Who Is Paresh Baruah?

Paresh Baruah was born circa 1957 and co-founded the United Liberation Front of Asom in 1979, initially as a movement to restore what adherents viewed as Assam's pre-colonial sovereignty. He became the organisation's military wing commander. His insurgency at its peak in the 1990s and 2000s was responsible for hundreds of killings.

When ULFA's pro-talk faction under Arabinda Rajkhowa pursued ceasefire negotiations and eventually signed a peace accord in December 2023 — resulting in the surrender of over 8,200 cadres and the disbandment of the organisation — Baruah refused to join. He established ULFA-I, the anti-talk splinter, and continued insurgency operations from Myanmar, later relocating primarily to China.

Why Did Sarma Name Baruah — And What Did He Mean?

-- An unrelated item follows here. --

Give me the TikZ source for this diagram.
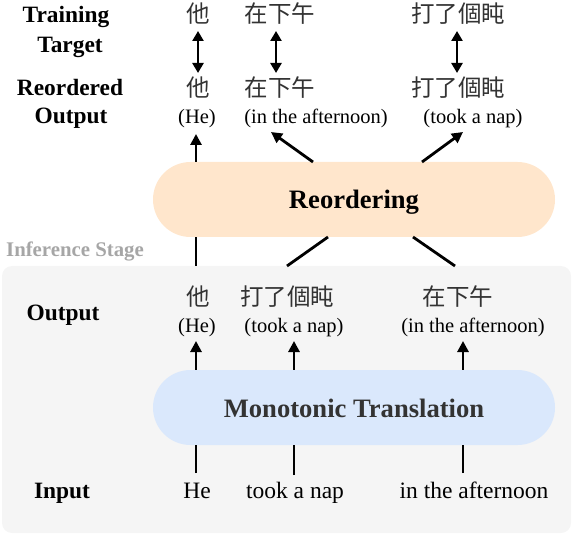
\documentclass[tikz,border=0pt]{standalone}
\usepackage{fontspec}
\setmainfont{Liberation Serif}
\newfontfamily\cjk{Noto Sans CJK TC}
\usetikzlibrary{arrows.meta}
\definecolor{bggray}{HTML}{F5F5F5}
\definecolor{peach}{HTML}{FFE6CC}
\definecolor{lblue}{HTML}{DAE8FC}
\definecolor{stagegray}{HTML}{A6A6A6}
\definecolor{mtgray}{HTML}{333333}
\begin{document}
\begin{tikzpicture}[x=1pt,y=-1pt,
  lbl/.style={font=\fontsize{23.4}{26}\selectfont\bfseries, anchor=base, inner sep=0},
  en/.style={font=\fontsize{23.5}{26}\selectfont, anchor=base, inner sep=0},
  enp/.style={font=\fontsize{20.5}{24}\selectfont, anchor=base, inner sep=0},
  zh/.style={font=\fontsize{23.5}{26}\cjk, text=black!80, anchor=center, inner sep=0},
  pill/.style={minimum width=402pt, minimum height=75pt, rounded corners=37.5pt, inner sep=0},
  pilltext/.style={font=\fontsize{26.6}{30}\selectfont\bfseries, anchor=base, inner sep=0},
  arr/.style={line width=2.8pt, -{Triangle[length=11pt,width=11pt]}},
  darr/.style={line width=2.8pt, {Triangle[length=10pt,width=11pt]}-{Triangle[length=10pt,width=11pt]}},
  ln/.style={line width=2.8pt}]
\useasboundingbox (0,0) rectangle (572,534);
% background of inference stage
\fill[bggray, rounded corners=10pt] (2,266) rectangle (571,533);
\node[font=\fontsize{20.8}{24}\selectfont\bfseries, text=stagegray, anchor=base, inner sep=0] (stage) at (75,257) {Inference Stage};

% coordinates of connector ends
\coordinate (p1) at (196,473); \coordinate (p2) at (294,475); \coordinate (p3) at (463,473);
\coordinate (a1) at (196,341); \coordinate (a2) at (294,341); \coordinate (a3) at (463,341);
\coordinate (b1) at (196,266); \coordinate (b2) at (287,266); \coordinate (b3) at (455,266);
\coordinate (c2) at (328,237); \coordinate (c3) at (413,237);
\coordinate (e2) at (313,162); \coordinate (e3) at (422,162);
\coordinate (d1) at (196,134); \coordinate (d2) at (271,132); \coordinate (d3) at (463,132);
\coordinate (f1) at (198,31); \coordinate (g1) at (198,73);
\coordinate (f2) at (276,31); \coordinate (g2) at (276,73);
\coordinate (f3) at (457,31); \coordinate (g3) at (457,73);

% boxes
\node[pill, fill=peach] (reo) at (354,199.5) {};
\node[pill, fill=lblue] (mt) at (354,407.5) {};
\node[pilltext] (reot) at ([yshift=-9.5pt]reo.center) {Reordering};
\node[pilltext, text=mtgray] (mtt) at ([yshift=-9.5pt]mt.center) {Monotonic Translation};

% connectors
\draw[ln] (p1) -- (p1 |- mt.south);
\draw[ln] (p2) -- (p2 |- mt.south);
\draw[ln] (p3) -- (p3 |- mt.south);
\draw[arr] (mt.north -| a1) -- (a1);
\draw[arr] (mt.north -| a2) -- (a2);
\draw[arr] (mt.north -| a3) -- (a3);
\draw[ln] (b1) -- (b1 |- reo.south);
\draw[ln] (b2) -- (c2);
\draw[ln] (b3) -- (c3);
\draw[arr] (reo.north -| d1) -- (d1);
\draw[arr] (e2) -- (d2);
\draw[arr] (e3) -- (d3);
\draw[darr] (f1) -- (g1);
\draw[darr] (f2) -- (g2);
\draw[darr] (f3) -- (g3);

% left labels
\node[lbl] (lt1) at (66,23) {Training};
\node[lbl] (lt2) at (70,53) {Target};
\node[lbl] (lr1) at (70,96) {Reordered};
\node[lbl] (lr2) at (71,124) {Output};
\node[lbl] (lo) at (63,320) {Output};
\node[lbl] (li) at (62,498) {Input};

% training target
\node[zh] (t1) at (198,14) {他};
\node[zh] (t2) at (280,14) {在下午};
\node[zh] (t3) at (458,14) {打了個盹};
% reordered output
\node[zh] (r1) at (198,88) {他};
\node[zh] (r2) at (280,88) {在下午};
\node[zh] (r3) at (458,88) {打了個盹};
\node[enp] (r1e) at (197,124) {(He)};
\node[enp] (r2e) at (316,124) {(in the afternoon)};
\node[enp] (r3e) at (473,124) {(took a nap)};
% output
\node[zh] (o1) at (198,297) {他};
\node[zh] (o2) at (287,297) {打了個盹};
\node[zh] (o3) at (458,297) {在下午};
\node[enp] (o1e) at (197,332) {(He)};
\node[enp] (o2e) at (294,332) {(took a nap)};
\node[enp] (o3e) at (473,332) {(in the afternoon)};
% input
\node[en] (i1) at (197,498) {He};
\node[en] (i2) at (295,498) {took a nap};
\node[en] (i3) at (474,498) {in the afternoon};
\end{tikzpicture}
\end{document}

Sarma's stated logic was straightforward: Che Guevara, the Cuban-Argentine revolutionary whose face adorns the walls of left-leaning student hostels and protest spaces across India, has nothing to do with Assam. If artists want to paint a revolutionary connected to the state's own history, they should paint someone from that history. His clarification, offered in response to immediate criticism, was that he was not endorsing ULFA's ideology — 'whether it is for good or bad is a different matter' — but acknowledging Baruah's personal sacrifice and decades of commitment to a cause, however misguided.

Critics, including legal observers quoted by India Today NE, were not satisfied. Advocate Hazarika pointed out that by naming Baruah as Assam's answer to Che Guevara, the CM 'effectively elevated him to the status of a revolutionary — deserving of murals, of public memory, of the kind of visual reverence usually reserved for figures a state wants its citizens to admire.'

In 2022, police arrested 19-year-old Barshashree Buragohain under the UAPA over a poem that never named ULFA-I but was read by investigators as implicitly sympathetic to the outfit. If a poem without a single reference to the organisation could draw scrutiny under the same law that bans it, critics ask, what would the law make of a Chief Minister explicitly proposing a mural of its commander-in-chief on a public flyover.